Пока король дожидался расчета, который производили с турками его люди за освобождение его брата, графа де Пуатье, один сарацин, превосходно одетый и прекрасный обликом, приехал к королю и преподнес ему молоко в горшках и различных оттенков и видов цветы от детей Назака, султана Вавилона[288]; и он поднес этот подарок, обращаясь к королю по- французски.
И король у него спросил, где он изучал французский язык; и тот ответил, что был христианином; и король ему сказал: «Подите прочь, ибо я не желаю с вами больше разговаривать». А я отвел его в сторону и спросил о его положении.
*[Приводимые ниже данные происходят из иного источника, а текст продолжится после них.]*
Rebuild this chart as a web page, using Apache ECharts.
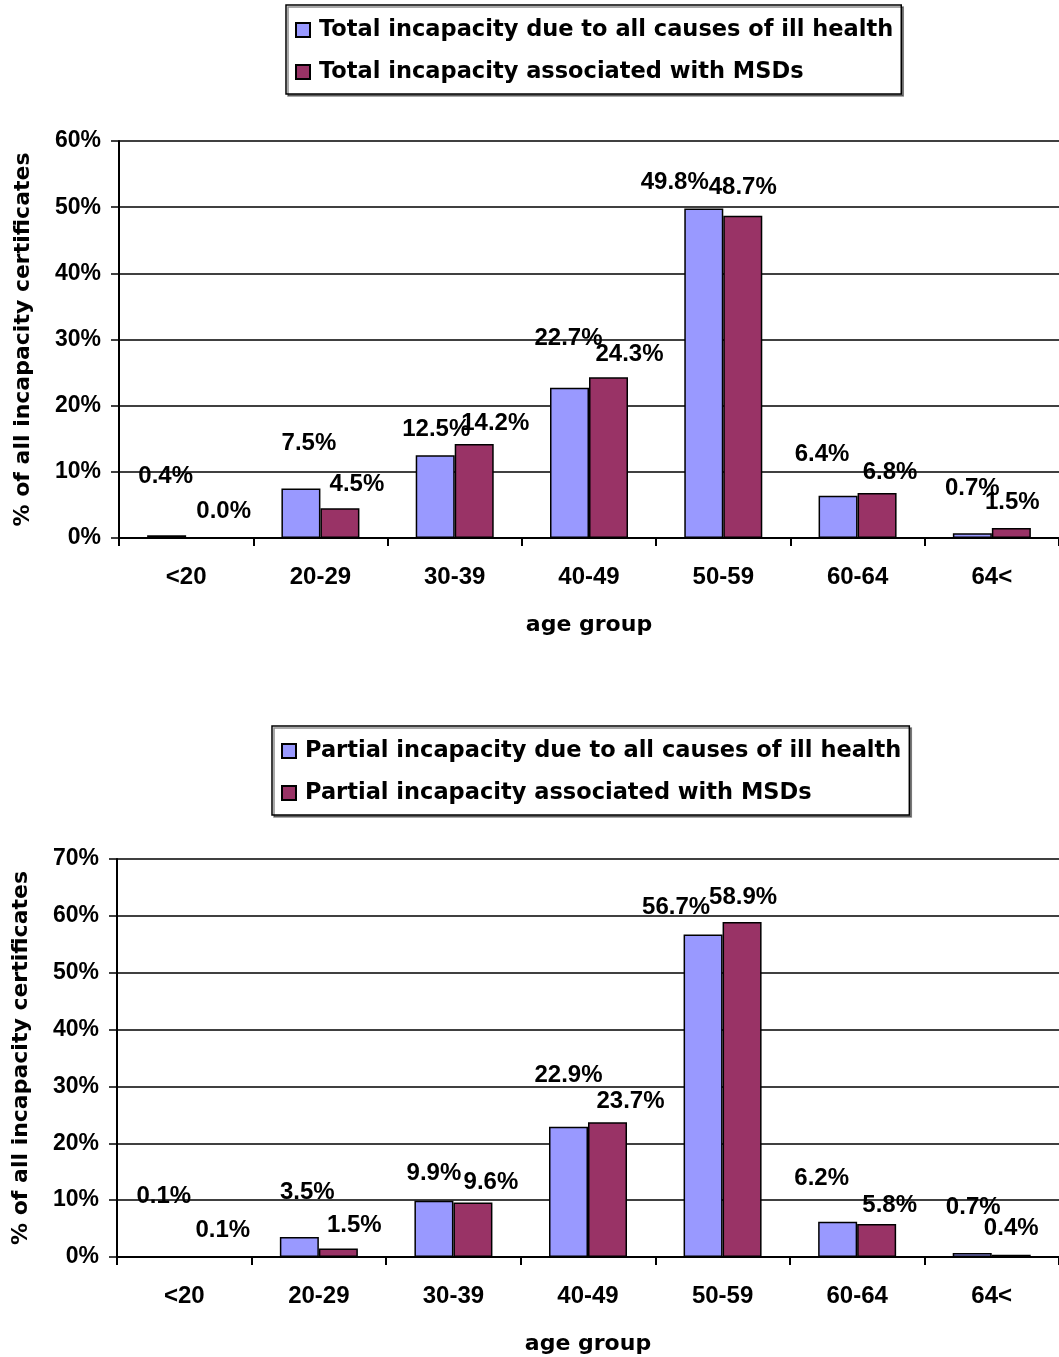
<!DOCTYPE html>
<html>
<head>
<meta charset="utf-8">
<script src="https://cdn.jsdelivr.net/npm/echarts@6/dist/echarts.min.js"></script>
<style>
html,body{margin:0;padding:0;background:#fff;}
#chart{width:1059px;height:1357px;}
</style>
</head>
<body>
<div id="chart"></div>
<script>
// ---- data ----
const categories = ['<20', '20-29', '30-39', '40-49', '50-59', '60-64', '64<'];
const totalAll = [0.4, 7.5, 12.5, 22.7, 49.8, 6.4, 0.7];
const totalMSD = [0.0, 4.5, 14.2, 24.3, 48.7, 6.8, 1.5];
const partialAll = [0.1, 3.5, 9.9, 22.9, 56.7, 6.2, 0.7];
const partialMSD = [0.1, 1.5, 9.6, 23.7, 58.9, 5.8, 0.4];
const topTicksMax = 60;
const bottomTicksMax = 70;

// ---- label placement tweaks (style only) ----
const totalAllOff = [[-1,-35],[8,-21],[1,-2],[-1,-25],[-29,-2],[-16,-17],[0,-21]];
const totalMSDOff = [[18,-2],[17,0],[21,3],[21,1],[0,-4],[13,3],[1,-2]];
const partialAllOff = [[-1,-36],[8,-21],[0,-3],[0,-27],[-27,-3],[-16,-19],[1,-22]];
const partialMSDOff = [[19,-2],[16,1],[18,4],[23,3],[1,-1],[13,5],[0,-2]];

const ARIAL = '"Liberation Sans", Arial, sans-serif';
const WIDE = '"DejaVu Sans", sans-serif';
const BLUE = '#9999FF';
const RED = '#993366';

function withOffsets(vals, offs) {
  return vals.map((v, i) => ({ value: v, label: { offset: offs[i] } }));
}

function barSeries(name, vals, offs, color, idx) {
  return {
    name: name,
    type: 'bar',
    xAxisIndex: idx,
    yAxisIndex: idx,
    barWidth: 39,
    barGap: '0%',
    itemStyle: { color: color, borderColor: '#000', borderWidth: 1.5 },
    label: {
      show: true,
      position: 'top',
      distance: 12,
      color: '#000',
      fontFamily: ARIAL,
      fontWeight: 'bold',
      fontSize: 24,
      formatter: p => p.value.toFixed(1) + '%'
    },
    data: withOffsets(vals, offs)
  };
}

function xAxis(idx) {
  return {
    type: 'category',
    gridIndex: idx,
    data: categories,
    name: 'age group',
    nameLocation: 'middle',
    nameGap: 76,
    nameTextStyle: { fontFamily: WIDE, fontWeight: 'bold', fontSize: 22, color: '#000' },
    axisLine: { lineStyle: { color: '#000', width: 2 } },
    axisTick: { show: true, length: 8, lineStyle: { color: '#000', width: 2 } },
    axisLabel: { color: '#000', fontFamily: ARIAL, fontWeight: 'bold', fontSize: 24, margin: 27 },
    splitLine: { show: false }
  };
}

function yAxis(idx, max) {
  return {
    type: 'value',
    gridIndex: idx,
    min: 0,
    max: max,
    interval: 10,
    name: '% of all incapacity certificates',
    nameLocation: 'middle',
    nameGap: 85,
    nameTextStyle: { fontFamily: WIDE, fontWeight: 'bold', fontSize: 22, color: '#000' },
    axisLine: { show: true, lineStyle: { color: '#000', width: 2 } },
    axisTick: { show: true, length: 8, lineStyle: { color: '#000', width: 1.5 } },
    axisLabel: { color: '#000', fontFamily: ARIAL, fontWeight: 'bold', fontSize: 23, margin: 18, formatter: '{value}%' },
    splitLine: { show: true, lineStyle: { color: '#000', width: 1.5 } }
  };
}

function legend(names, left, top) {
  return {
    data: names,
    orient: 'vertical',
    left: left,
    top: top,
    itemWidth: 14,
    itemHeight: 14,
    itemGap: 16,
    padding: [12, 8, 9, 9],
    borderColor: '#000',
    borderWidth: 1.5,
    backgroundColor: '#fff',
    shadowColor: 'rgba(0,0,0,0.45)',
    shadowOffsetX: 2,
    shadowOffsetY: 2,
    shadowBlur: 0,
    icon: 'rect',
    selectedMode: false,
    textStyle: { fontFamily: WIDE, fontWeight: 'bold', fontSize: 22.5, color: '#000', lineHeight: 26, padding: [0, 0, 0, 4] }
  };
}

const chart = echarts.init(document.getElementById('chart'), null, { renderer: 'canvas' });
chart.setOption({
  animation: false,
  backgroundColor: '#fff',
  legend: [
    legend(['Total incapacity due to all causes of ill health', 'Total incapacity associated with MSDs'], 286, 5),
    legend(['Partial incapacity due to all causes of ill health', 'Partial incapacity associated with MSDs'], 272, 726)
  ],
  grid: [
    { left: 119, top: 141, width: 945, height: 397 },
    { left: 117, top: 859, width: 945, height: 398 }
  ],
  xAxis: [xAxis(0), xAxis(1)],
  yAxis: [yAxis(0, topTicksMax), yAxis(1, bottomTicksMax)],
  series: [
    barSeries('Total incapacity due to all causes of ill health', totalAll, totalAllOff, BLUE, 0),
    barSeries('Total incapacity associated with MSDs', totalMSD, totalMSDOff, RED, 0),
    barSeries('Partial incapacity due to all causes of ill health', partialAll, partialAllOff, BLUE, 1),
    barSeries('Partial incapacity associated with MSDs', partialMSD, partialMSDOff, RED, 1)
  ]
});
</script>
</body>
</html>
И он мне рассказал, что родился в Провене, а в Египет приехал с королем Жаном[289], и тут женился, и ныне очень знатный сеньор. И я ему сказал: «Разве вы не знаете, что если помрете в таком состоянии, то будете осуждены и попадете в ад?»
288
Скорее всего речь идет об одном из представителей династии Аййу-бидов, по-прежнему правивших в Алеппо и Дамаске; после смерти их родственника Туран-шаха он выдвинули претензии на Египет. Возможно, посланник прибыл от имени султана Дамаска а ль-Назира Юсуфа в надежде заключить договор, направленный против мамлюков, узурпировавших власть у потомков Саладина.
289
Иерусалимским королем Жаном де Бриенном, возглавившим крестовый поход в Египет в 1218–1221 гг.